Thursday, April 16, 2009

The end of history

The single most influential book written about the post Cold War era was "The End of History and the Last Man", by Francis Fukuyama, a former US diplomat turned scholar who became famous practically overnight on the strength of this provocative title. Countless books, articles and pamphlets were written mocking, denouncing and seeking to disprove Fukuyama's thesis, many of them by people who had never read him and thoroughly misunderstood him. The last such attempt, by noted pundit Robert Kagan -  who also reached a kind of fame with his "Paradise and Power", positing that Europeans are from Venus while Americans are from Mars -  is called, significantly, "The Return of History and the End of Dreams". Kagan argues that a new era of great power politics is upon us and that the organizing principle of this new era is not the "clash of civilizations" - another book title which gained great currency as an unfortunate slogan in the last 10 years  - but the struggle between liberal democracy and autocracy.
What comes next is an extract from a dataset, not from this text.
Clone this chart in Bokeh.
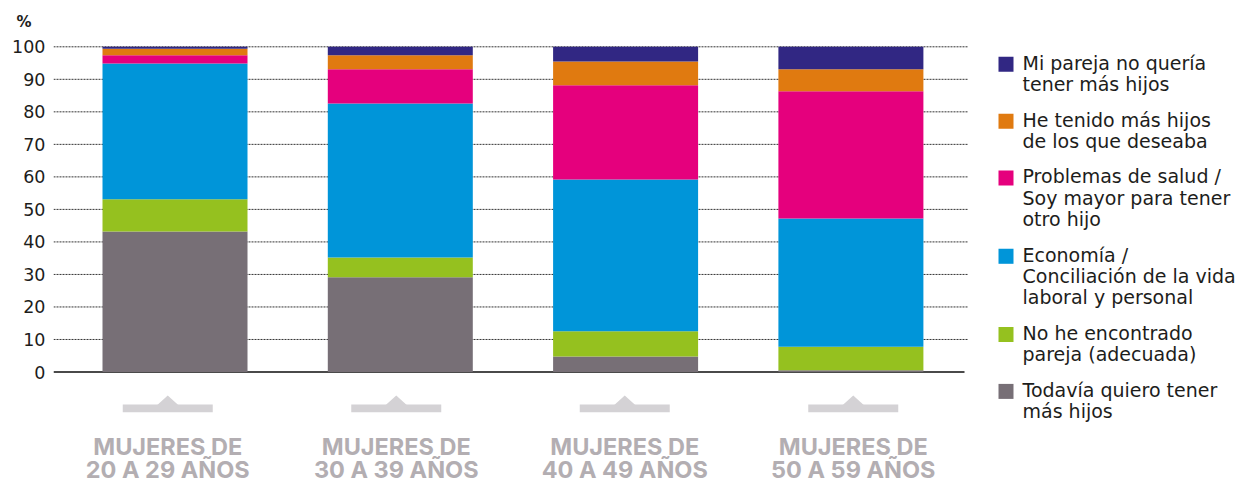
from bokeh.plotting import figure
from bokeh.models import Range1d, FixedTicker, ColumnDataSource
from bokeh.embed import file_html
from bokeh.resources import INLINE
from bokeh.core.properties import value

# ---------------- data ----------------
categories = ["MUJERES DE\n20 A 29 AÑOS", "MUJERES DE\n30 A 39 AÑOS",
              "MUJERES DE\n40 A 49 AÑOS", "MUJERES DE\n50 A 59 AÑOS"]

# stacked bottom -> top
todavia = [43.2, 29.1, 4.8, 0.5]
no_pareja = [9.9, 6.1, 7.7, 7.3]
economia = [41.8, 47.4, 46.7, 39.4]
salud = [2.5, 10.5, 29.0, 39.1]
he_tenido = [2.0, 4.3, 7.3, 6.8]
mi_pareja = [0.6, 2.6, 4.5, 6.9]

series_keys = ["todavia", "no_pareja", "economia", "salud", "he_tenido", "mi_pareja"]
series_labels = [
    "Todavía quiero tener\nmás hijos",
    "No he encontrado\npareja (adecuada)",
    "Economía /\nConciliación de la vida\nlaboral y personal",
    "Problemas de salud /\nSoy mayor para tener\notro hijo",
    "He tenido más hijos\nde los que deseaba",
    "Mi pareja no quería\ntener más hijos",
]
colors = ["#776f76", "#95c11f", "#0095d9", "#e5007d", "#e07a10", "#312783"]
y_ticks = [0, 10, 20, 30, 40, 50, 60, 70, 80, 90, 100]
unit_label = "%"

# ---------------- layout (pixel helpers) ----------------
W, H = 1239, 478
LEFT, TOP = 53, 32
XS = 225.3          # px per x unit
YS = 3.252          # px per y unit
XC0 = 174.5         # px of first bar centre
YZ = 371.5          # px of y = 0


def dx(px):
    return (px - XC0) / XS


def dy(py):
    return (YZ - py) / YS


X0, X1 = dx(LEFT), dx(W)
Y0, Y1 = dy(H), dy(TOP)

FONT = "DejaVu Sans"
TXT = "#1d1d1b"
BASE_FIX = 0.36     # text baseline correction (fraction of font size)

p = figure(width=W, height=H, x_range=Range1d(X0, X1), y_range=Range1d(Y0, Y1),
           x_axis_location=None, y_axis_location="left",
           output_backend="svg", toolbar_location=None,
           min_border_left=LEFT, min_border_right=0, min_border_top=TOP, min_border_bottom=0)
p.outline_line_color = None
p.grid.visible = False
p.background_fill_color = "white"
p.border_fill_color = "white"

p.title.text = unit_label
p.title.align = "left"
p.title.offset = 16 - LEFT
p.title.standoff = 3
p.title.text_font = FONT
p.title.text_font_style = "bold"
p.title.text_font_size = "15px"
p.title.text_color = TXT

ax = p.yaxis[0]
ax.ticker = FixedTicker(ticks=y_ticks)
ax.axis_line_color = None
ax.major_tick_line_color = None
ax.minor_tick_line_color = None
ax.major_tick_out = 0
ax.major_tick_in = 0
ax.major_label_standoff = 8
ax.major_label_text_font = FONT
ax.major_label_text_font_size = "17.5px"
ax.major_label_text_color = TXT

# gridlines (plot area from x=53 to x=967)
gx0, gx1 = dx(53), dx(967)
grid_ticks = [t for t in y_ticks if t > 0]
p.segment(x0=[gx0] * len(grid_ticks), x1=[gx1] * len(grid_ticks), y0=grid_ticks, y1=grid_ticks,
          line_color="#333333", line_width=1, line_dash="2 1")
p.segment(x0=[gx0], x1=[dx(964)], y0=[y_ticks[0]], y1=[y_ticks[0]],
          line_color="#4a4a4a", line_width=2)

# bars
src = ColumnDataSource(dict(x=list(range(len(categories))), todavia=todavia, no_pareja=no_pareja,
                            economia=economia, salud=salud, he_tenido=he_tenido, mi_pareja=mi_pareja))
p.vbar_stack(series_keys, x="x", width=145 / XS, fill_color=colors, line_color=None, source=src)

# category labels with marker
n = len(categories)
step = (gx1 - gx0) / n
lab_x = [gx0 + (i + 0.5) * step for i in range(n)]
mark_color = "#d4d2d5"
p.rect(x=lab_x, y=[dy(407.85)] * n, width=90 / XS, height=7.7 / YS,
       fill_color=mark_color, line_color=None)
p.patches(xs=[[cx - 10.5 / XS, cx, cx + 10.5 / XS] for cx in lab_x],
          ys=[[dy(404.5), dy(395), dy(404.5)] for _ in lab_x],
          fill_color=mark_color, line_color=None)
line1 = [c.split("\n")[0] for c in categories]
line2 = [c.split("\n")[1] for c in categories]
CAT_FS = 23.5
for lines, base in ((line1, 454), (line2, 477)):
    p.text(x=lab_x, y=[dy(base - BASE_FIX * CAT_FS)] * n, text=lines, text_align="center",
           text_baseline="alphabetic", text_font=value("Inter"), text_font_style="bold",
           text_font_size=f"{CAT_FS}px", text_color="#b3aeb2")

# legend (drawn manually, top -> bottom)
L, G, CAP = 21.3, 14.3, 12.7
LEG_FS = 19
t = 56.3
for key_i in reversed(range(len(series_keys))):
    lab = series_labels[key_i].split("\n")
    p.quad(left=[dx(998)], right=[dx(1013)], top=[dy(t)], bottom=[dy(t + 15)],
           fill_color=colors[key_i], line_color=None)
    p.text(x=[dx(1022)] * len(lab),
           y=[dy(t + CAP + k * L - BASE_FIX * LEG_FS) for k in range(len(lab))], text=lab,
           text_align="left", text_baseline="alphabetic", text_font=value(FONT),
           text_font_size=f"{LEG_FS}px", text_color=TXT)
    t += len(lab) * L + G

open("out.html", "w").write(file_html(p, INLINE))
History is back in a most traditional guise: just like in the good old days of the XIXth century but now played out in a global scenario. But, even if this were true, does it really disprove Fukuyama's thesis? Fukuyama never meant that history had ended in the sense that all conflict had or would end. He merely argued that, with the collapse of communism, we had reached the end of ideological evolution, in the Hegelian sense. Liberal democracy had triumphed. There was no ideological alternative to it and none would appear. Now, does anyone really believe that autocracy, as practiced today, mostly in Russia or in China, offers any kind of ideological alternative to democracy? Autocracy can be a very efficient and practical method of government, but I very much doubt that it offers any kind of serious ideological competition to liberal democracy, as communism did in its heyday. Fukuyama's totem still stands.